A 2019 study published in Nature revealed that Greenland has lost 3.8 trillion tons of ice since 1992, which was enough to push global sea levels up by 10.6 millimeters. According to Phys.org, an internet news portal that provides the latest news on science, since the 1990s, the rate of ice loss has risen from 33 billion tons annually to 254 billion tonnes per year in the last decade. The findings show that the ice losses are rising faster than expected by the IPCC.

"As a rule of thumb, for every centimeter rise in global sea level, another six million people are exposed to coastal flooding around the planet. On current trends, Greenland ice melting will cause 100 million people to be flooded each year by the end of the century, so 400 million in total due to all sea level rise. These are not unlikely events or small impacts; they are happening and will be devastating for coastal communities,” lead author Professor Andrew Shepherd at the University of Leeds said. 

The assessment was based on the satellite observations over a 26-year period. The researchers reanalyzed the data from 11 satellite missions flown from 1992 to 2018 and combined their observations with the latest weather and climate models. According to the BBC, an operational business division of the British Broadcasting Corporation responsible for the gathering and broadcasting of news and current affairs, the study not only shows how Greenland is reacting to the Arctic's rapid warming but also shows the 0.75 degree Celsius temperature rise in the past decade.

"Greenland is losing ice in two main ways - one is by surface melting and that water runs off into the ocean; and the other is by the calving of icebergs and then melting where the ice is in contact with the ocean. The long-term contribution from these two processes is roughly half and half,” co-author Dr. Ruth Mottram said. 

 

 

An Alarming Rise of Sea Levels

Findings from a recent report published by the European Geosciences Union suggested that scientists may be underestimating the threats Greenland’s ice faces. The report revealed that the ice sheet suffered a net loss of 600 billion tons last year, which was enough to raise the global watermark 1.5 millimeters. This accounts for approximately 40% of the total sea-level rise in 2019. The dramatic loss was mainly driven by two factors: warm temperatures but also unusual high-pressure weather systems.
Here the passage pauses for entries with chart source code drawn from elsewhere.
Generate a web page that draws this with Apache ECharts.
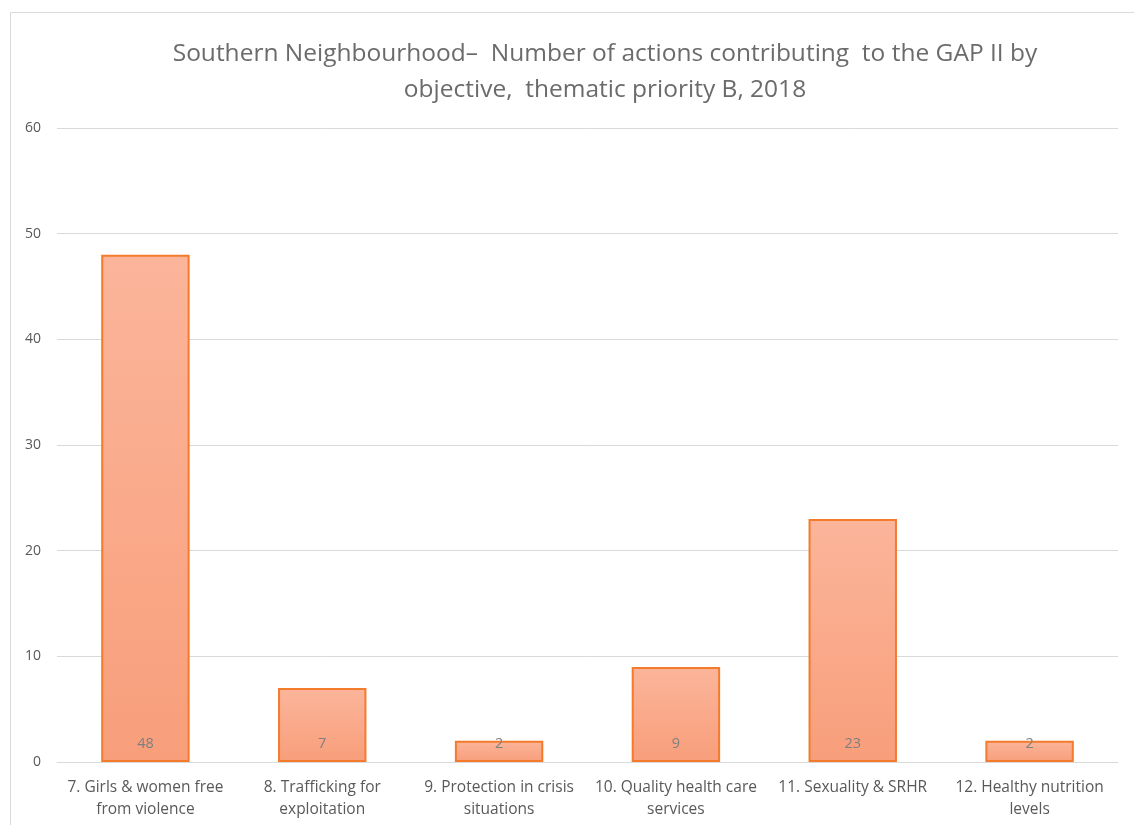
<!DOCTYPE html>
<html><head><meta charset="utf-8">
<script src="https://cdn.jsdelivr.net/npm/echarts@6/dist/echarts.min.js"></script>
<style>html,body{margin:0;padding:0;background:#fff}#c{width:1134px;height:825px}</style>
</head><body><div id="c"></div>
<script>
const categories = ["7. Girls & women free\nfrom violence","8. Trafficking for\nexploitation","9. Protection in crisis\nsituations","10. Quality health care\nservices","11. Sexuality & SRHR","12. Healthy nutrition\nlevels"];
const values = [48, 7, 2, 9, 23, 2];
const yTicks = [0, 10, 20, 30, 40, 50, 60];
const titleText = "Southern Neighbourhood\u2013  Number of actions contributing  to the GAP II by\nobjective,  thematic priority B, 2018";

const chart = echarts.init(document.getElementById('c'));
chart.setOption({
  backgroundColor: '#fff',
  animation: false,
  graphic: [{type:'rect', shape:{x:10.5,y:12.5,width:1140,height:830}, style:{fill:'none', stroke:'#d9d9d9', lineWidth:1}}],
  title: {text: titleText, left: 600, textAlign: 'center', top: 31,
    textStyle:{fontFamily:'Open Sans', fontSize:24.5, fontWeight:'normal', color:'#6b6b6b', lineHeight:36}},
  grid: {left:57, right:16, top:128, bottom:63},
  xAxis: {type:'category', data: categories,
    axisLine:{lineStyle:{color:'#d9d9d9'}}, axisTick:{show:false},
    axisLabel:{interval:0, color:'#595959', fontFamily:'Open Sans', fontSize:15.5, lineHeight:22, margin:15}},
  yAxis: {type:'value', min:yTicks[0], max:yTicks[yTicks.length-1], interval:10,
    axisLine:{show:false}, axisTick:{show:false},
    splitLine:{lineStyle:{color:'#d9d9d9'}},
    axisLabel:{color:'#595959', fontFamily:'Open Sans', fontSize:14, margin:16}},
  series: [{type:'bar', data: values, barWidth:'50%',
    itemStyle:{color:{type:'linear',x:0,y:0,x2:0,y2:1,colorStops:[{offset:0,color:'#fbb59a'},{offset:1,color:'#f89e7b'}]},
      borderColor:'#f47a2c', borderWidth:2},
    label:{show:true, position:'insideBottom', distance:11, color:'#7f7f7f', fontFamily:'Open Sans', fontSize:14.5}}]
});
</script></body></html>
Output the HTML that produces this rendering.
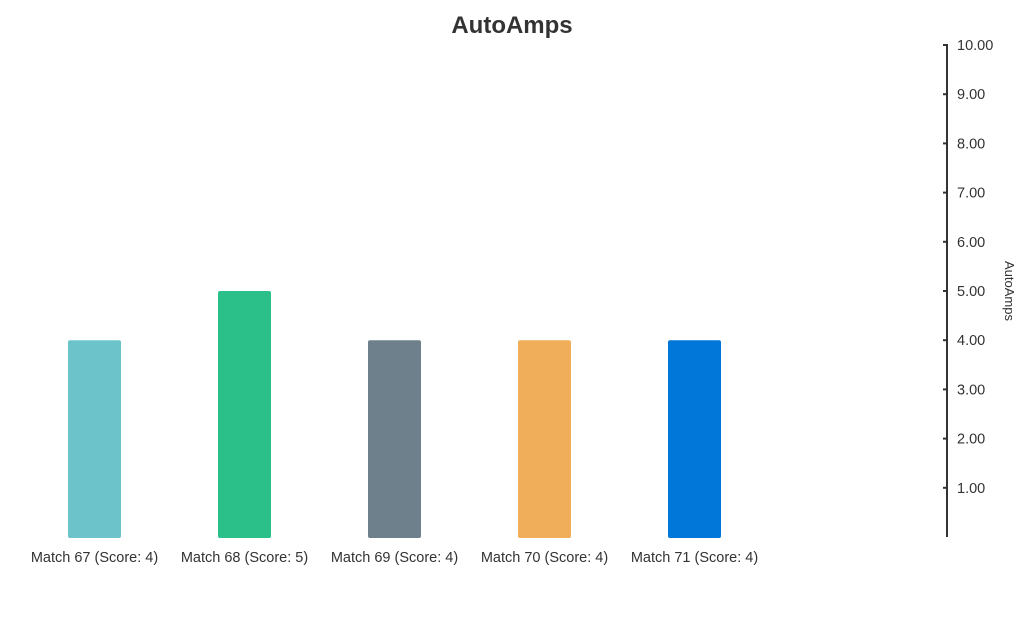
<!DOCTYPE html>
<html><head><meta charset="utf-8"><style>
body{margin:0;background:#fff;width:1024px;height:612px;overflow:hidden;font-family:"Liberation Sans",sans-serif}
</style></head><body>
<svg id="chart" width="1024" height="612">
<text x="512" y="33" text-anchor="middle" font-size="24" font-weight="bold" fill="#333">AutoAmps</text>
<line x1="947" y1="44" x2="947" y2="537" stroke="#333" stroke-width="2"/>
<text transform="translate(1005,291) rotate(90)" text-anchor="middle" font-size="13" fill="#333">AutoAmps</text>
<g id="ticks"></g><g id="bars"></g>
</svg>
<script>
const categories=["Match 67 (Score: 4)","Match 68 (Score: 5)","Match 69 (Score: 4)","Match 70 (Score: 4)","Match 71 (Score: 4)"];
const values=[4,5,4,4,4];
const colors=["#6cc3ca","#2bc08a","#6e808b","#f0ad5a","#0077d9"];
const tickValues=[1,2,3,4,5,6,7,8,9,10];
const NS="http://www.w3.org/2000/svg";
const y0=537,pxPer=49.2;
function y(v){return y0-v*pxPer;}
function x(i){return 68+i*150;}
const bw=53;
const tg=document.getElementById('ticks');
tickValues.forEach(t=>{
 const l=document.createElementNS(NS,'line');
 l.setAttribute('x1',943);l.setAttribute('x2',947);l.setAttribute('y1',y(t));l.setAttribute('y2',y(t));
 l.setAttribute('stroke','#333');l.setAttribute('stroke-width','2');
 
 
 tg.appendChild(l);
 const tx=document.createElementNS(NS,'text');
 tx.setAttribute('x',957);tx.setAttribute('y',y(t)+5);tx.setAttribute('font-size','14.5');tx.setAttribute('fill','#333');
 tx.textContent=t.toFixed(2);
 
 
 tg.appendChild(tx);
});
const bg=document.getElementById('bars');
categories.forEach((c,i)=>{
 const r=document.createElementNS(NS,'rect');
 r.setAttribute('x',x(i));r.setAttribute('y',y(values[i]));r.setAttribute('width',bw);r.setAttribute('height',y0-y(values[i])+1);
 r.setAttribute('rx','2');r.setAttribute('fill',colors[i]);
 
 
 bg.appendChild(r);
 const t=document.createElementNS(NS,'text');
 t.setAttribute('x',x(i)+bw/2);t.setAttribute('y',562);t.setAttribute('text-anchor','middle');t.setAttribute('font-size','14.5');t.setAttribute('fill','#333');
 t.textContent=c;
 
 
 bg.appendChild(t);
});
</script>
</body></html>
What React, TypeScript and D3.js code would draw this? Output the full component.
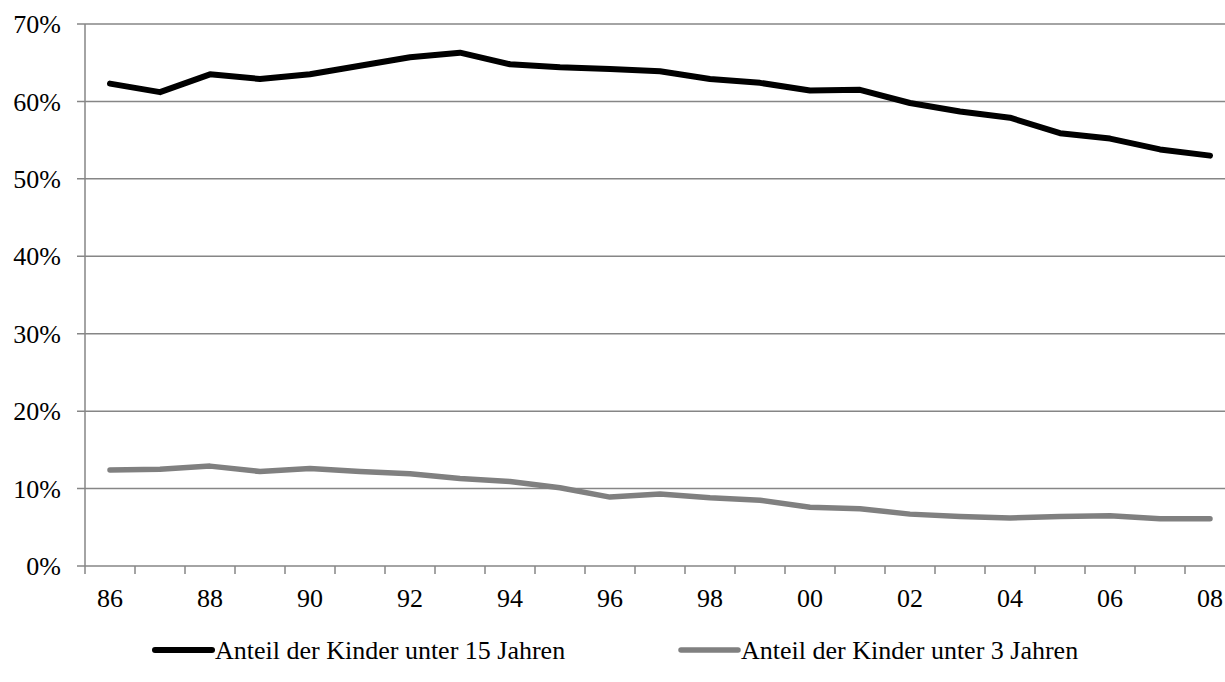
import React from "react";
import * as d3 from "d3";

const years = ["86","87","88","89","90","91","92","93","94","95","96","97","98","99","00","01","02","03","04","05","06","07","08"];
const under15 = [62.3, 61.2, 63.5, 62.9, 63.5, 64.6, 65.7, 66.3, 64.8, 64.4, 64.2, 63.9, 62.9, 62.4, 61.4, 61.5, 59.8, 58.7, 57.9, 55.9, 55.2, 53.8, 53.0];
const under3 = [12.4, 12.5, 12.9, 12.2, 12.6, 12.2, 11.9, 11.3, 10.9, 10.1, 8.9, 9.3, 8.8, 8.5, 7.6, 7.4, 6.7, 6.4, 6.2, 6.4, 6.5, 6.1, 6.1];
const yTicks = [0, 10, 20, 30, 40, 50, 60, 70];
const xLabels = ["86","88","90","92","94","96","98","00","02","04","06","08"];
const seriesNames = ["Anteil der Kinder unter 15 Jahren", "Anteil der Kinder unter 3 Jahren"];

const W = 1225, H = 682;
const L = 85, R = 1235, T = 24, B = 566;
const FONT = '"Liberation Serif", "Times New Roman", serif';
const GRID = "#868686";
const FS = 26;

export default function App() {
  const x = d3.scaleBand<string>().domain(years).range([L, R]).padding(0);
  const y = d3.scaleLinear().domain([0, 70]).range([B, T]);
  const cx = (yr: string) => (x(yr) as number) + x.bandwidth() / 2;
  const line = d3.line<number>().x((_, i) => cx(years[i])).y(v => y(v));

  const series = [
    { name: seriesNames[0], values: under15, color: "#000000", width: 6 },
    { name: seriesNames[1], values: under3, color: "#808080", width: 5.5 },
  ];
  const legendX = [155, 681];

  return (
    <svg width={W} height={H} style={{ position: "absolute", left: 0, top: 0, background: "#fff", fontFamily: FONT }}>
      {yTicks.map(t => (
        <g key={t}>
          <line x1={L - 8} x2={R} y1={y(t)} y2={y(t)} stroke={GRID} strokeWidth={1.5} />
          <text x={61} y={y(t)} dy="0.35em" textAnchor="end" fontSize={FS} fill="#000" style={{ fontFamily: FONT }}>{t}%</text>
        </g>
      ))}
      <line x1={L} x2={L} y1={T} y2={B} stroke={GRID} strokeWidth={1.5} />
      {years.map(yr => (
        <line key={yr} x1={x(yr) as number} x2={x(yr) as number} y1={B} y2={B + 8} stroke={GRID} strokeWidth={1.5} />
      ))}
      {xLabels.map(lb => (
        <text key={lb} x={cx(lb)} y={607} textAnchor="middle" fontSize={FS} fill="#000" style={{ fontFamily: FONT }}>{lb}</text>
      ))}
      {series.map(s => (
        <path key={s.name} d={line(s.values) as string} fill="none" stroke={s.color} strokeWidth={s.width} strokeLinejoin="round" strokeLinecap="round" />
      ))}
      {series.map((s, i) => (
        <g key={s.name} transform={`translate(${legendX[i]},650)`}>
          <line x1={0} x2={57} y1={0} y2={0} stroke={s.color} strokeWidth={s.width} strokeLinecap="round" />
          <text x={60} y={0} dy="0.35em" fontSize={FS} fill="#000" style={{ fontFamily: FONT }}>{s.name}</text>
        </g>
      ))}
    </svg>
  );
}
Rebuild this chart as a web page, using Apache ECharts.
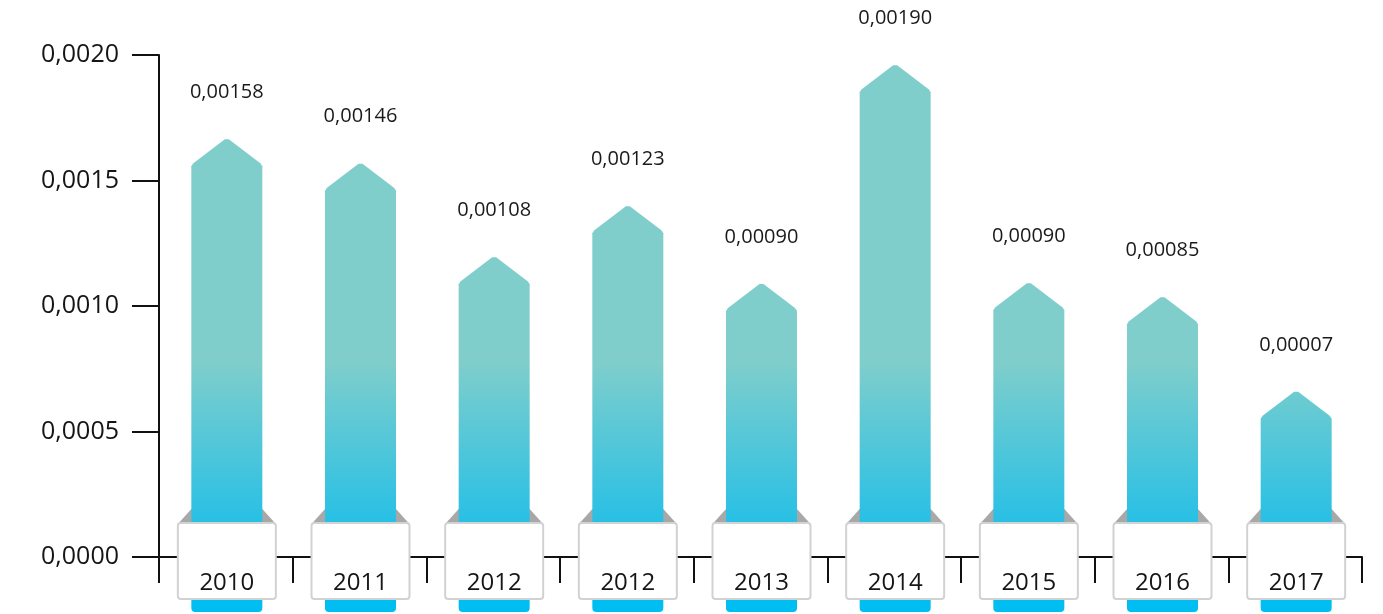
<!DOCTYPE html>
<html>
<head>
<meta charset="utf-8">
<script src="https://cdn.jsdelivr.net/npm/echarts@6/dist/echarts.min.js"></script>
<style>
html,body{margin:0;padding:0;background:#fff;}
#chart{width:1383px;height:614px;}
</style>
</head>
<body>
<div id="chart"></div>
<script>
var categories = ['2010','2011','2012','2012','2013','2014','2015','2016','2017'];
var barValues = [0.001668, 0.001571, 0.001198, 0.001401, 0.001092, 0.001963, 0.001095, 0.001039, 0.000662];
var labelTexts = ['0,00158','0,00146','0,00108','0,00123','0,00090','0,00190','0,00090','0,00085','0,00007'];
var yTicks = [0, 0.0005, 0.0010, 0.0015, 0.0020];

var FONT = '"Open Sans", "Noto Sans", sans-serif';
var chart = echarts.init(document.getElementById('chart'), null, {renderer: 'canvas'});

var seriesData = barValues.map(function (v, i) { return [i, v]; });

function renderItem(params, api) {
  var idx = api.value(0);
  var val = api.value(1);
  var top = api.coord([idx, val]);
  var base = api.coord([idx, 0]);
  var cx = top[0] + 1;
  var peakY = top[1];
  var zeroY = base[1];
  var bw = 71, hw = bw / 2;
  var arrowH = 26;
  var shoulderY = peakY + arrowH;
  var boxW = 98, boxTop = zeroY - 34, boxBot = zeroY + 42;
  var grad = new echarts.graphic.LinearGradient(0, 360, 0, 520, [
    {offset: 0, color: '#80CECB'},
    {offset: 1, color: '#29C0E5'}
  ], true);
  return {
    type: 'group',
    children: [
      {type: 'rect', shape: {x: cx - hw, y: boxBot - 12, width: bw, height: 25, r: [0, 0, 4, 4]},
       style: {fill: '#00BEF2'}},
      {type: 'polygon', shape: {points: [[cx - boxW / 2, boxTop + 1], [cx - hw, boxTop - 14], [cx + hw, boxTop - 14], [cx + boxW / 2, boxTop + 1]]},
       style: {fill: '#A8A8A8'}},
      {type: 'polygon', shape: {points: [
          [cx - hw, zeroY], [cx - hw, shoulderY + 2], [cx - hw + 2, shoulderY - 1],
          [cx - 2, peakY + 1], [cx + 2, peakY + 1],
          [cx + hw - 2, shoulderY - 1], [cx + hw, shoulderY + 2], [cx + hw, zeroY]
        ]},
       style: {fill: grad}},
      {type: 'rect', shape: {x: cx - boxW / 2, y: boxTop, width: boxW, height: boxBot - boxTop, r: 3},
       style: {fill: '#FFFFFF', stroke: '#D2D2D2', lineWidth: 2}},
      {type: 'text', x: cx, y: zeroY + 26,
       style: {text: categories[idx], fill: '#151515', font: '24px ' + FONT, align: 'center', verticalAlign: 'middle'}},
      {type: 'text', x: cx, y: peakY - 46,
       style: {text: labelTexts[idx], fill: '#1a1a1a', font: '20px ' + FONT, align: 'center', verticalAlign: 'middle'}}
    ]
  };
}

var option = {
  animation: false,
  backgroundColor: '#ffffff',
  grid: {left: 159, right: 21, top: 55, bottom: 57, containLabel: false},
  xAxis: {
    type: 'category',
    data: categories,
    boundaryGap: true,
    axisLine: {show: true, lineStyle: {color: '#111', width: 2}},
    axisTick: {show: true, alignWithLabel: false, length: 26, lineStyle: {color: '#111', width: 2}},
    axisLabel: {show: false},
    splitLine: {show: false}
  },
  yAxis: {
    type: 'value',
    min: yTicks[0],
    max: yTicks[yTicks.length - 1],
    interval: yTicks[1] - yTicks[0],
    axisLine: {show: true, lineStyle: {color: '#111', width: 2}},
    axisTick: {show: true, length: 27, lineStyle: {color: '#111', width: 2}},
    axisLabel: {
      margin: 40, color: '#151515', fontSize: 25, fontFamily: FONT,
      formatter: function (v) { return v.toFixed(4).replace('.', ','); }
    },
    splitLine: {show: false}
  },
  series: [{
    type: 'custom',
    renderItem: renderItem,
    clip: false,
    data: seriesData,
    encode: {x: 0, y: 1}
  }]
};
chart.setOption(option);
</script>
</body>
</html>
According to EcoWatch, a leading environmental news site engaging millions of concerned individuals every month, the unusual high-pressure weather systems have blocked the formation of clouds. This has caused unfiltered sunlight to melt the surface of the ice sheet. The researchers also found out that snow is about 100 billion tons below the 1980-1999 average. "These atmospheric conditions are becoming more and more frequent over the past few decades,” lead author Marco Tedesco, a scientist at Columbia University's Lamont-Doherty Earth Observatory, said. 

Unfortunately, sea level rise is only getting worse. A recent analysis of satellite data has revealed the astounding loss of ice in Greenland. This is enough to raise global sea levels by 2.2 millimeters in just two months. This time, the researchers found, the loss of land-based glaciers directly caused the seas to rise. "We knew this past summer had been particularly warm in Greenland, melting every corner of the ice sheet, but the numbers are enormous,” lead author Isabella Velicogna, a professor of Earth system science at the University of California Irvine, said.